Tribune photo by John Byrne - Sparks 13-year-old All-Star Jeremiah Harmon works on his delivery while manager Ed Thompson watches in the background. Sparks heads to Arizona next week for regionals.
This past school year saw Reed High enjoy unprecedented success in athletics. Even with summer vacation stopping the high school sports season, the hits just keep on coming as the Rail City is becoming a hot bed for athletic success.

The Sparks Centennial 9-10-year-old All-Stars recently competed at the state tournament for the first time in about a decade, losing to District 2 champion Silverado 4-1 in the opener before eliminating Silverada (District 3) with a 5-0 win in the losers’ bracket. Silverado had the Centennials’ number again, beating Sparks 10-8 in a game that would have sent the local squad to the championship game.

This week, four Spanish Springs Cal Ripken baseball All-Star squads have been taking on the best teams from the Pacific Southwest Regional in tournaments in California and Utah. The 12- and the 11-year-olds are still alive.

But that’s not all. Starting Wednesday, the Sparks 13-year-old Babe Ruth All-Stars will have their hands full at the Pacific Southwest Regional tournament in Surprise, Ariz. The tournament begins Tuesday, but Sparks is the only team not playing on the first day of the double-elimination tournament.

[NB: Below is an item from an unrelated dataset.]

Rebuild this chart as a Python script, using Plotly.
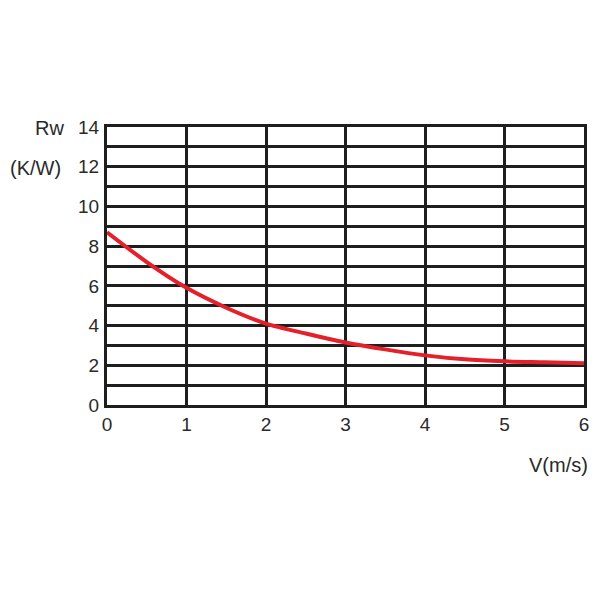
import plotly.graph_objects as go

# Data
speed = [0, 0.5, 1, 1.5, 2, 2.5, 3, 3.5, 4, 4.5, 5, 5.5, 6]
rw = [8.7, 7.2, 5.9, 4.9, 4.1, 3.6, 3.15, 2.8, 2.5, 2.3, 2.2, 2.15, 2.1]
x_ticks = [0, 1, 2, 3, 4, 5, 6]
y_ticks = [0, 2, 4, 6, 8, 10, 12, 14]

fig = go.Figure()
fig.add_trace(go.Scatter(
    x=speed, y=rw, mode="lines",
    line=dict(color="#e4202a", width=4, shape="spline", smoothing=0.8),
    showlegend=False, hoverinfo="skip"))

tick_font = dict(family="Liberation Sans, Arial, sans-serif", size=19, color="#2a2a2a")
label_font = dict(family="Liberation Sans, Arial, sans-serif", size=20, color="#2a2a2a")

fig.update_layout(
    width=592, height=592,
    paper_bgcolor="white", plot_bgcolor="white",
    margin=dict(l=99, r=16, t=119, b=195),
    font=tick_font,
    xaxis=dict(range=[0, 6], tickvals=x_ticks, ticktext=[str(v) for v in x_ticks],
               showgrid=True, gridcolor="#1e1e1e", gridwidth=3,
               showline=True, linecolor="#1e1e1e", linewidth=3, mirror=True,
               zeroline=False, ticks="", ticklabelstandoff=0, fixedrange=True),
    yaxis=dict(range=[0, 14],
               tickvals=list(range(0, 15)),
               ticktext=[str(v) if v in y_ticks else "" for v in range(0, 15)],
               showgrid=True, gridcolor="#1e1e1e", gridwidth=3,
               showline=True, linecolor="#1e1e1e", linewidth=3, mirror=True,
               zeroline=False, ticks="", ticklabelstandoff=1, fixedrange=True),
)

fig.add_annotation(text="Rw", xref="paper", yref="paper", x=-0.12, y=0.996,
                   xanchor="center", yanchor="middle", showarrow=False, font=label_font)
fig.add_annotation(text="(K/W)", xref="paper", yref="paper", x=-0.092, y=0.853,
                   xanchor="right", yanchor="middle", showarrow=False, font=label_font)
fig.add_annotation(text="V(m/s)", xref="paper", yref="paper", x=1.0126, y=-0.216,
                   xanchor="right", yanchor="middle", showarrow=False, font=label_font)

fig.write_html("out.html")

Sparks will take on the winner of an opening round game between El Segundo (Southern California) and host Surprise (Arizona).

Sparks got to this point by winning the state tournament in Yerington. The way Sparks won state has the team confident about going down to Arizona.

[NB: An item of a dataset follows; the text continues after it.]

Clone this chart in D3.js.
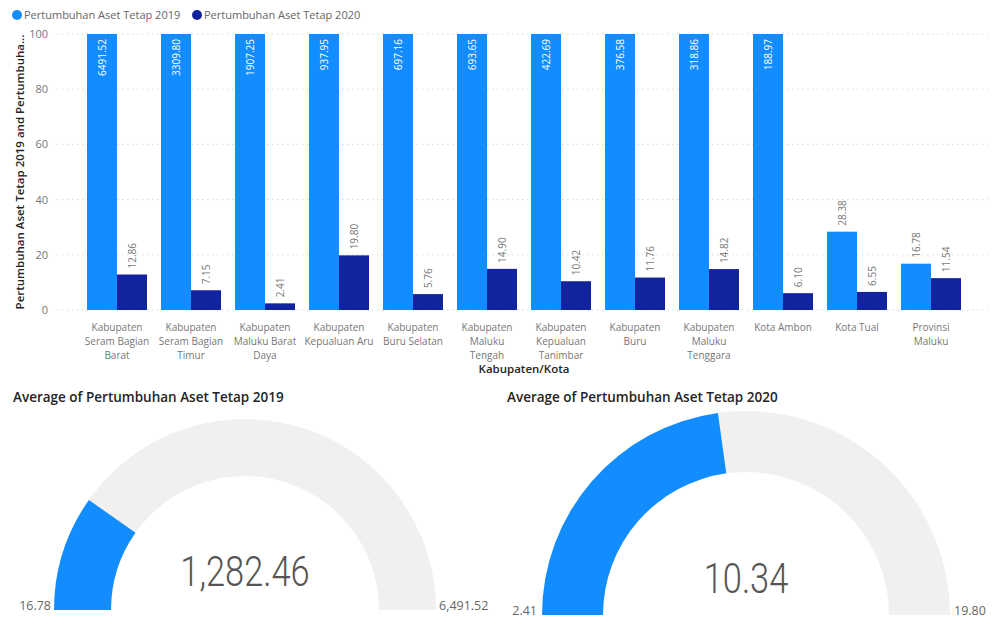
<!DOCTYPE html>
<html><head><meta charset="utf-8">
<script src="https://cdn.jsdelivr.net/npm/d3@7"></script>
<style>
body{margin:0;background:#fff;}
svg{display:block;font-family:"Open Sans","Segoe UI",sans-serif;}
</style></head>
<body><svg id="c" width="995" height="620"></svg>
<script>
const categories = [
  ["Kabupaten","Seram Bagian","Barat"],
  ["Kabupaten","Seram Bagian","Timur"],
  ["Kabupaten","Maluku Barat","Daya"],
  ["Kabupaten","Kepualuan Aru"],
  ["Kabupaten","Buru Selatan"],
  ["Kabupaten","Maluku","Tengah"],
  ["Kabupaten","Kepualuan","Tanimbar"],
  ["Kabupaten","Buru"],
  ["Kabupaten","Maluku","Tenggara"],
  ["Kota Ambon"],
  ["Kota Tual"],
  ["Provinsi","Maluku"]
];
const series2019 = [6491.52, 3309.80, 1907.25, 937.95, 697.16, 693.65, 422.69, 376.58, 318.86, 188.97, 28.38, 16.78];
const series2020 = [12.86, 7.15, 2.41, 19.80, 5.76, 14.90, 10.42, 11.76, 14.82, 6.10, 6.55, 11.54];
const seriesNames = ["Pertumbuhan Aset Tetap 2019", "Pertumbuhan Aset Tetap 2020"];
const yTicks = [0, 20, 40, 60, 80, 100];
const gauge2019 = {title: "Average of Pertumbuhan Aset Tetap 2019", min: 16.78, max: 6491.52, value: 1282.46, minLabel: "16.78", maxLabel: "6,491.52", valueLabel: "1,282.46"};
const gauge2020 = {title: "Average of Pertumbuhan Aset Tetap 2020", min: 2.41, max: 19.80, value: 10.34, minLabel: "2.41", maxLabel: "19.80", valueLabel: "10.34"};

const C1 = "#118DFF", C2 = "#12239E", GREY = "#F1F0EF";
const svg = d3.select("#c");

// legend
const leg = svg.append("g");
[[17, 25, 0], [197, 205, 1]].forEach(([cx, tx, i]) => {
  leg.append("circle").attr("cx", cx).attr("cy", 15).attr("r", 5).attr("fill", i ? C2 : C1);
  leg.append("text").attr("x", tx - 1).attr("y", 19).attr("font-size", 11).attr("fill", "#666").text(seriesNames[i]);
});

// bar chart
const x0 = d3.scaleBand().domain(d3.range(categories.length)).range([80, 968]).paddingInner(14/74).paddingOuter(7/74);
const x1 = d3.scaleBand().domain([0, 1]).range([0, x0.bandwidth()]);
const y = d3.scaleLinear().domain([0, 100]).range([310, 34]);

const grid = svg.append("g");
yTicks.forEach(t => {
  grid.append("line").attr("x1", 57).attr("x2", 988).attr("y1", y(t)).attr("y2", y(t))
    .attr("stroke", "#d9d9d9").attr("stroke-width", 1).attr("stroke-dasharray", "1.5,3.5");
});
const yAxis = d3.axisLeft(y).tickValues(yTicks).tickSize(0).tickPadding(0);
const ya = svg.append("g").attr("transform", "translate(48,0)").call(yAxis);
ya.select(".domain").remove();
ya.selectAll("text").attr("font-size", 11).attr("fill", "#777").attr("font-family", "'Open Sans',sans-serif");

svg.append("text").attr("transform", "translate(24,172) rotate(-90)").attr("text-anchor", "middle")
  .attr("font-size", 11.5).attr("font-weight", 600).attr("fill", "#252423")
  .text("Pertumbuhan Aset Tetap 2019 and Pertumbuha...");

const data = [series2019, series2020];
const groups = svg.append("g");
categories.forEach((c, i) => {
  [0, 1].forEach(s => {
    const v = data[s][i];
    const vv = Math.min(v, 100);
    const bx = x0(i) + x1(s);
    groups.append("rect").attr("x", bx).attr("y", y(vv)).attr("width", x1.bandwidth()).attr("height", y(0) - y(vv))
      .attr("fill", s ? C2 : C1);
    const cx = bx + x1.bandwidth() / 2 + 4;
    if (v > 100) {
      groups.append("text").attr("transform", `translate(${cx},${y(100) + 5}) rotate(-90)`)
        .attr("text-anchor", "end").attr("font-size", 10).attr("fill", "#fff").text(v.toFixed(2));
    } else {
      groups.append("text").attr("transform", `translate(${cx},${y(v) - 6}) rotate(-90)`)
        .attr("text-anchor", "start").attr("font-size", 10).attr("fill", "#777").text(v.toFixed(2));
    }
  });
  const t = svg.append("text").attr("text-anchor", "middle").attr("font-size", 10).attr("fill", "#777");
  c.forEach((line, k) => {
    t.append("tspan").attr("x", x0(i) + x0.bandwidth() / 2).attr("y", 331 + k * 14).text(line);
  });
});
svg.append("text").attr("x", 524).attr("y", 373).attr("text-anchor", "middle")
  .attr("font-size", 11.5).attr("font-weight", 600).attr("fill", "#252423").text("Kabupaten/Kota");

// gauges
function drawGauge(g, cx, cy, ro, ri, tx, lxMin, lxMax, valY) {
  svg.append("text").attr("x", tx).attr("y", 402).attr("font-size", 13.5).attr("font-weight", 600)
    .attr("fill", "#252423").text(g.title);
  const sc = d3.scaleLinear().domain([g.min, g.max]).range([-Math.PI / 2, Math.PI / 2]);
  const arc = d3.arc().innerRadius(ri).outerRadius(ro);
  const gg = svg.append("g").attr("transform", `translate(${cx},${cy})`);
  gg.append("path").attr("d", arc({startAngle: -Math.PI / 2, endAngle: Math.PI / 2})).attr("fill", GREY);
  gg.append("path").attr("d", arc({startAngle: -Math.PI / 2, endAngle: sc(g.value)})).attr("fill", C1);
  svg.append("text").attr("transform", `translate(${cx},${valY}) scale(0.8,1)`).attr("text-anchor", "middle")
    .attr("font-family", "Roboto,sans-serif").attr("font-weight", 300).attr("font-size", 43).attr("fill", "#555")
    .text(g.valueLabel);
  svg.append("text").attr("x", lxMin).attr("y", cy).attr("text-anchor", "end").attr("font-size", 12.5)
    .attr("fill", "#666").text(g.minLabel);
  svg.append("text").attr("x", lxMax).attr("y", cy).attr("text-anchor", "start").attr("font-size", 12.5)
    .attr("fill", "#666").text(g.maxLabel);
}
drawGauge(gauge2019, 245, 610, 191, 134, 13, 51, 439, 586);
drawGauge(gauge2020, 746, 615, 204, 143, 507, 537, 954, 593);
</script></body></html>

Sparks had to best seven other teams to earn the right to represent the Silver State next week, but if you ask the players, they expected to make it this far.

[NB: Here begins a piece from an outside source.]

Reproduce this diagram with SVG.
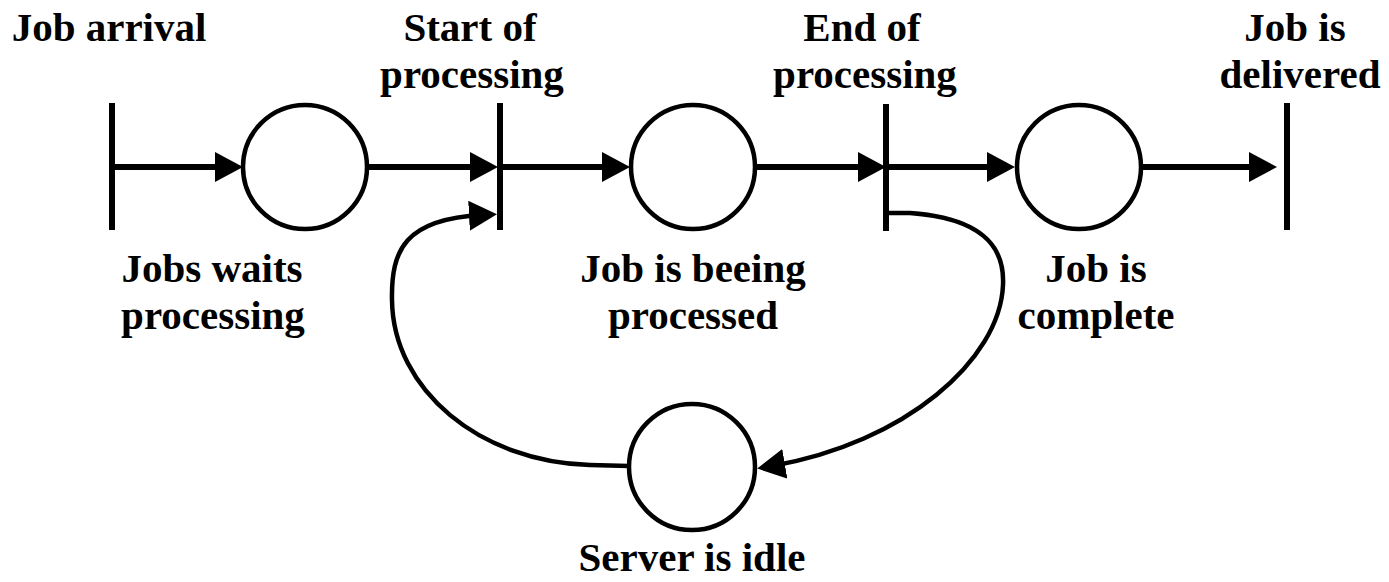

“We stayed together as a team. We didn’t get down, and we helped pick each other back up. I knew we had a great team,” Anthony Messenger, the nephew of former Sparks High standout Randy Messenger, said.

This is new territory for many of the Sparks players, so they’re going to need that confidence they developed by sweeping through the state tournament with four straight victories, including two over perennial favorite South Reno.

“We’re pretty excited. Some of us haven’t been to a big tournament like this,” Vinnie Fillipone said. “We’re kind of confident because we went 4-0. But we haven’t seen any of these teams yet.”

“It’s a whole new level,” Messenger added.

Sparks showed its perseverance at state, earning a pair of one-run wins to reach the championship game, only to have to battle from behind to beat South Reno for the title.

“The biggest strength is our hitting and right up there with it is our speed on the bases. I honestly believe they play with a lot of heart,” Sparks 13-year-olds manager Ed Thompson said. “I’ve done All-Stars in Sparks, this is my fifth year. And to have this talented of a team is just a pleasure to coach these kids. There are no egos. There are no meltdowns. They just want to play baseball. Not to take anything away from those other teams. You would think with 13-year-old boys, you would have to keep them tied down. But there are no egos or superstars, just a bunch of guys who want to play baseball.”

Sparks didn’t have time to do any formal fundraising for the trip. Instead, they sought out donations and corporate sponsorships, invoking the help of local businesses like Nevada Blue, Kei-Kernan Electrical Inc and ITS Logistics.

At this point of the summer, kids might be itching to wrap up the baseball season so they can go on vacations and spend time just being a typical kid. Besides one practice after a short break, Thompson has seen his players remained focused on the latest goal. It also helps knowing they will be playing at Major League Baseball spring training facilities, and not many kids have that opportunity.

“We took five days off, so (Monday) I wouldn’t say rough, but it took some time getting back into baseball shape,” Thompson said. “It’s good to have them back on the field, throwing the ball. We’re going to take some batting practice this week. I think they’re all focused. They realize a Sparks team hasn’t gone this far in a very long time at this level. At the 13-year-olds level, I bet it’s been a good 12-15 years.”